Al Bir (ar:البير) is a village in  Saudi Arabia, and a village of Al-Mehmal area (Known nowadays as Thadig), which is one of the  populous urban areas in Riyadh region. A Historical village, which is located  in central region of Saudi Arabia 120 km (75 Miles) North of the capital city of Riyadh.

In urban view, Al Bir is one of the most old village in Al-Mehmal area. Furthermore, some historians believes that it was originally a source of ground water.

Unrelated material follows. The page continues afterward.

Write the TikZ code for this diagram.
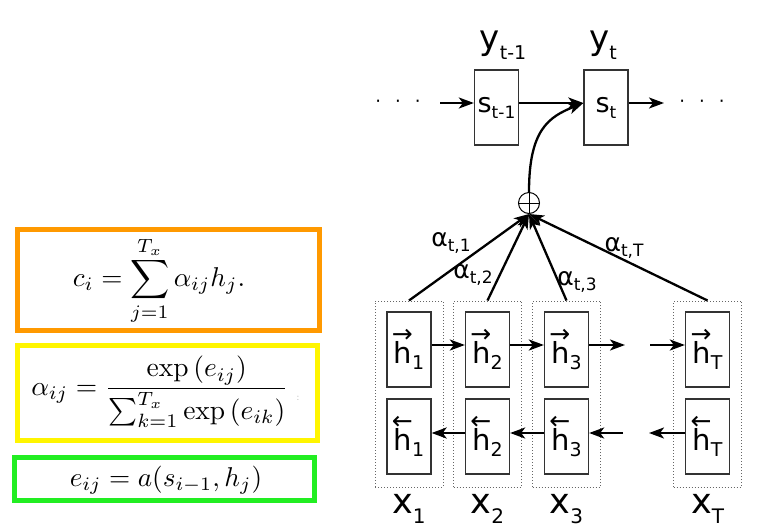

In addition, some believes the village was part of Muslims pilgrims path  to Holly city of Makah, especially pilgrims coming from the eastern part of Arabian peninsula.

Al Bir was founded in 1015 Hijri  ( around 1606 AD) when Al- Duwasir tribe ( precisely Al- Honaihen)  moved to the area.

Al-Honaihen, namely; Mohammad and his brother Abdullah, took over Al Bir town from AlErinat, and they established their presence and their offspring.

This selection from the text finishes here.